Following the slew of financial scandals Australians have faced in recent years, consumer advocates say that Australians need simple and accessible justice with reformed Ombudsman services.
The Review of the Financial System External Dispute Resolution and Complaints Framework (Ramsay Review), led by Professor Ian Ramsay, today released its interim report. In response to the review, Consumer Action Law Centre, Financial Rights Legal Centre and Financial Counselling Australia are supporting calls to form a single ombudsman scheme for financial, credit and investment disputes to replace the Financial Ombudsman Service and the Credit & Investments Ombudsman.
“Getting justice is still too confusing for most Australians” says Gerard Brody, CEO of Consumer Action Law Centre.
“We strongly support the role of Ombudsman schemes in getting Australians justice. They’re free, independent and ideally a quick way to resolve problems. Currently, Australians are faced with the confusing situation where their complaint could be handled by either the Financial Ombudsman Service (FOS) or the Credit and Investments Ombudsman (CIO). Merging these schemes is a common sense move that can help Australians get justice.”
The interim report also recommends replacing the Superannuation Complaints Tribunal with an industry ombudsman scheme for superannuation disputes.
“People with superannuation disputes should have access to the benefits of an Ombudsman scheme”, said Kat Lane, Acting Coordinator of Financial Rights Legal Centre. “An Ombudsman service is free, flexible and fast compared to the stilted, slow and inflexible Superannuation Complaints Tribunal”.
The Ramsay Panel rejected the need for a new statutory tribunal in the finance and banking sector, strongly welcomed by the consumer advocates.
“A legalistic tribunal is not the answer – Ombudsman schemes can deliver access to justice and, importantly, take action in relation to systemic issues and serious misconduct in the finance sector”, said Ms Lane. “A banking tribunal would do nothing to fix the underlying causes of consumer harm”.
The Senate this week launched an inquiry into banking rip-offs and bad behaviour. The broad terms of reference will allow the Senate Inquiry to consider issues of culture, commission and incentives, and the impact of failures in consumer protection.

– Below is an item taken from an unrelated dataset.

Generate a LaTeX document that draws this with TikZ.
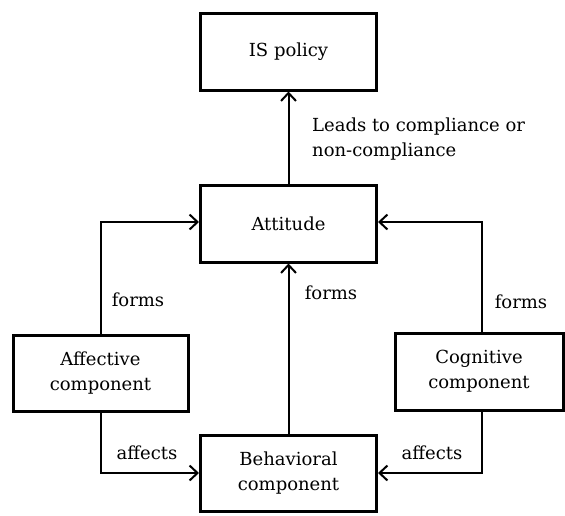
\documentclass[tikz,border=0pt]{standalone}
\usepackage{fontspec}
\setmainfont{DejaVu Serif}
\usetikzlibrary{arrows.meta}
\begin{document}
\begin{tikzpicture}[x=1pt,y=-1pt,
  font=\fontsize{18}{25}\selectfont,
  box/.style={draw=black,line width=3pt,fill=white,align=center,
    minimum height=77pt,inner sep=0pt},
  link/.style={draw=black,line width=2pt,
    -{Straight Barb[length=8pt,width=15pt,line width=2pt]}},
  lbl/.style={inner sep=0pt,align=left}]
\useasboundingbox[fill=white] (0,0) rectangle (565,515);

% the five boxes
\node[box,minimum width=176pt] (isp) at (288.5,51.5) {IS policy};
\node[box,minimum width=176pt] (att) at (288.5,223.5) {Attitude};
\node[box,minimum width=175pt,minimum height=76pt] (aff) at (100.5,373) {Affective\\component};
\node[box,minimum width=168pt] (cog) at (479,371.5) {Cognitive\\component};
\node[box,minimum width=176pt,minimum height=76pt] (beh) at (288.5,473) {Behavioral\\component};

% connectors
\draw[link] (att.north) -- (isp.south);
\draw[link] (beh.north) -- (att.south);
\draw[link] (aff.north) |- ([yshift=1.5pt]att.west);
\draw[link] (aff.south) |- (beh.west);
\draw[link] ([xshift=3pt]cog.north) |- ([yshift=1.5pt]att.east);
\draw[link] ([xshift=3pt]cog.south) |- (beh.east);

% connector labels
\node[lbl,anchor=west] (l1) at (312,139) {Leads to compliance or\\non-compliance};
\node[lbl] (l2) at (331,293) {forms};
\node[lbl] (l3) at (138,300) {forms};
\node[lbl] (l4) at (521,302) {forms};
\node[lbl] (l5) at (147,453) {affects};
\node[lbl] (l6) at (432,453) {affects};
\end{tikzpicture}
\end{document}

“The new Senate Inquiry is another important opportunity to really put the experiences of financial scandal victims front and centre,” says Mr Brody.
“The Ramsay Review and this new Senate Inquiry should have one shared aim – help Australians be heard and get justice.”
Response to recommendations
- Consumer Action supports the formation of a single ombudsman scheme for financial, credit and investment disputes to replace the Financial Ombudsman Service and the Credit & Investments Ombudsman.
- A last resort compensation scheme (compensation for victims of bad advice who are not covered by insurance) is a vital piece in getting justice for victims of financial scandals. The Review recognised that such a scheme has considerable merit, and consumer advocates urge that such a scheme is developed to provide compensation to those who need it.
- Higher monetary limits and compensation caps will mean that more people will be able to be served by the ombudsman schemes.
- More frequent independent reviews of the new ombudsman schemes will mean that the schemes continue to improve over time.
Media Contact: Jonathan Brown, 0413 299 567, firstname.lastname@example.org
Available for comment:
- Gerard Brody, CEO, Consumer Action Law Centre
- Kat Lane, Acting Coordinator, Financial Rights Legal Centre
Quotes attributable to Gerard Brody, CEO Consumer Action Law Centre:
On the Ramsay EDR Review:
“Mandatory external dispute resolution schemes in many sectors has been one of the greatest advances in consumer protection in the past 20 years. Ombudsman schemes provide free, fair and legally binding resolutions for people without the cost and hassle of legalism.”
“Dispute resolution in the finance sector must be enhanced to improve access to justice and keep financial institutions to account. New ombudsman schemes will deliver on this.”
On a last resort compensation scheme:
“Too many investors have lost money following unethical or misleading financial advice, and are unable to get compensation if their financial advisor becomes insolvent. People who’ve been exploited shouldn’t be left to pick up the pieces. We’re talking about families losing their home and driven to poverty.”
“We strongly urge the establishment of a statutory compensation scheme of last resort. This will means that Australians won’t be left out of pocket after bringing a successful ombudsman complaint against a financial service provider that doesn’t have the funds to pay up. A compensation scheme will show that the Government and industry don’t want to leave people behind, and improve trust in the financial sector.”
On the Senate Inquiry into Banking Rip-Offs:
“Too many Australians have suffered as a result of misconduct in the banking, insurance and financial services sector. The new Senate Inquiry is a timely opportunity to get the root of the problems in this sector.”
“We’ve helped many people who’ve been ripped off by irresponsible bank lending, junk insurance, and debt vultures. It’s time to plug the regulatory gaps and stop the rorts. We need to focus on how we can better prevent Australians falling victim to poor conduct in the finance sector, and how we can bring greater integrity and fairness to the culture of our big banks.”